Nog een paar herinneringen in dit kader: kolen zoeken op het rangeerterrein van de NS bij het viaduct over de Kruislaan. Vanaf vier uur ’s morgens in de rij staan bij de Vana of bij Quatfass, de groenteman, om beurten met je moeder, om op je distributie- bonnen een minieme hoeveelheid levensmiddelen te bemachtigen vóór alles al weer uitverkocht was. Het verstrekken van warme maaltijden in een van de scholen op het Zuivelplein, inmiddels verlaten door de Duitsers. Hoe dit allemaal geregeld werd, wisten wij niet, maar vele jaren later hoorde ik dat er een commissie actief was onder leiding van de tijdelijke burgemeester van Betondorp, dokter Wagenaar, die het voedsel per schip uit Friesland liet komen. Met de Duitse autoriteiten was overeengekomen dat dit transport ongemoeid werd gelaten.

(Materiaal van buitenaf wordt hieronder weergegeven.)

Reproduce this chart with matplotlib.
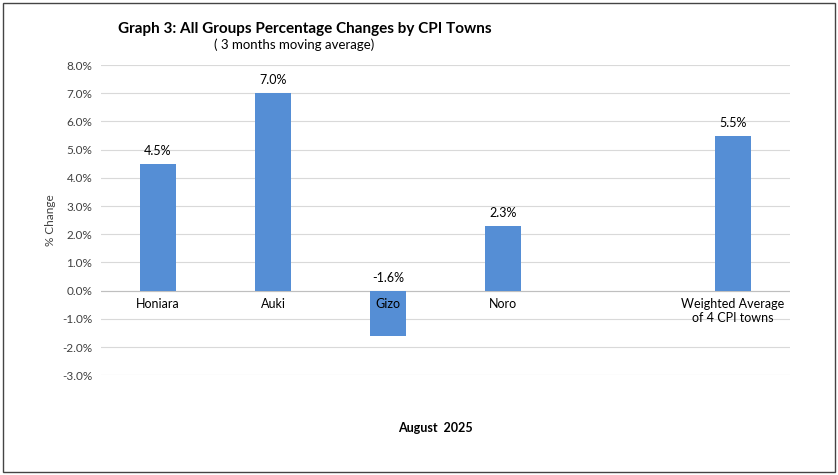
import numpy as np
import matplotlib
matplotlib.use("Agg")
import matplotlib.pyplot as plt
from matplotlib.patches import Rectangle

plt.rcParams['font.family'] = ['Lato', 'DejaVu Sans']

towns = ["Honiara", "Auki", "Gizo", "Noro", "", "Weighted Average\nof 4 CPI towns"]
changes = [4.5, 7.0, -1.6, 2.3, np.nan, 5.5]
yticks = np.arange(-3, 9, 1)

fig = plt.figure(figsize=(8.38, 4.75), dpi=100)
fig.patches.append(Rectangle((0.004, 0.006), 0.992, 0.988, transform=fig.transFigure,
                             fill=False, edgecolor="#444444", linewidth=1))
ax = fig.add_axes([0.12, 0.21, 0.823, 0.653])

x = np.arange(len(towns))
ax.bar(x, changes, width=0.31, color="#558ED5", zorder=3)
for xi, v in zip(x, changes):
    if np.isnan(v):
        continue
    ax.text(xi, max(v, 0) + 0.25, f"{v:.1f}%", ha="center", va="bottom", fontsize=9)
    ax.text(xi, -0.25, towns[xi], ha="center", va="top", fontsize=9)

ax.set_xlim(-0.5, len(towns) - 0.5)
ax.set_ylim(-3, 8)
ax.set_yticks(yticks)
ax.set_yticklabels([f"{t:.1f}%" for t in yticks], fontsize=8.5, color="#404040")
ax.set_xticks([])
ax.grid(axis="y", color="#d9d9d9", linewidth=0.8, zorder=0)
ax.axhline(0, color="#bfbfbf", linewidth=0.8, zorder=2)
for s in ax.spines.values():
    s.set_visible(False)
ax.tick_params(axis="y", length=0, pad=6)
ax.set_ylabel("% Change", fontsize=8.5, color="#404040")

fig.text(0.141, 0.94, "Graph 3: All Groups Percentage Changes by CPI Towns",
         fontsize=11, fontweight="bold", va="center")
fig.text(0.255, 0.905, "( 3 months moving average)", fontsize=9.5, va="center")
fig.text(0.52, 0.10, "August  2025", fontsize=9, fontweight="bold", ha="center", va="center")

fig.savefig("out.png", dpi=100)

Aafke van de Riet - de Jong zegt
Herinneringen oorlogstijd 1940-1945
‘s-Morgens vroeg – de 10e mei 1940 – werd ik als 10-jarig meisje wakker van een angstaanjagend, vooortdurend gebrom vanuit de lucht. Ik wist niet waardoor dat geluid veroorzaakt werd. Daarna hoorde ik buiten opgewonden stemmen. Mijn angst verminderde enigszins en ik werd nieuwsgierig. Mijn kleine zusje liet ik slapen en ik liep snel naar beneden: dat was schrikken! Mijn vader zat onderaan de trap met zijn handen in het haar te huilen. Dat had ik nooit eerder gezien: een huilende man en dan nog wel mijn eigen vader, waar je altijd zo tegen op keek; hij kon alles! De buurman gaf hen een sigaret om te kalmeren. Mijn moeder vertelde, dat er oorlog was; hoewel ik noch het woord noch het begrip kende, begreep ik door de blikken van afschuw, gevoegd bij het aanzwellende gebrom in de lucht, heel goed, dat er iets heel ernstigs aan de hand was. Op het hele Huismanshof was elke deur open en de bewoners stonden met elkaar te praten.
Nadat de capitulatie een feit was en ons land door de vijand Duitsland was ingenomen, hoorden wij vaak de Engelse vliegtuigen vanuit Duitsland terugkeren en dan werden de V2-bommen vanuit de Kruislaan afgevuurd, ook dat was een afschuwelijk geluid.
Dat er op de Oosterbegraafplaats Engelse vliegeniers lagen wist ik een paar jaar later wel, maar zoveel, nee, daar had ik geen voorstelling van. Op 30 april en 1 mei werden er oranje en rode tulpen op de Engelse graven van Engselse slachtoffers gebracht door de vrouwenbeweging. Omdat mijn moeder er heen ging, weet ik dat wel.
Veel meer kan ik u niet vertellen over de Graven van Duisters en Engelsen.
Zo zullen er wel meer zijn, die net als ik niet veel meer weten. Heel veel volwassenen zijn overleden, hun kinderen hebben als kind in de omgeving van de Oosterbegraafplaats gewoond, zijn verhuisd of inmiddels ook al overleden.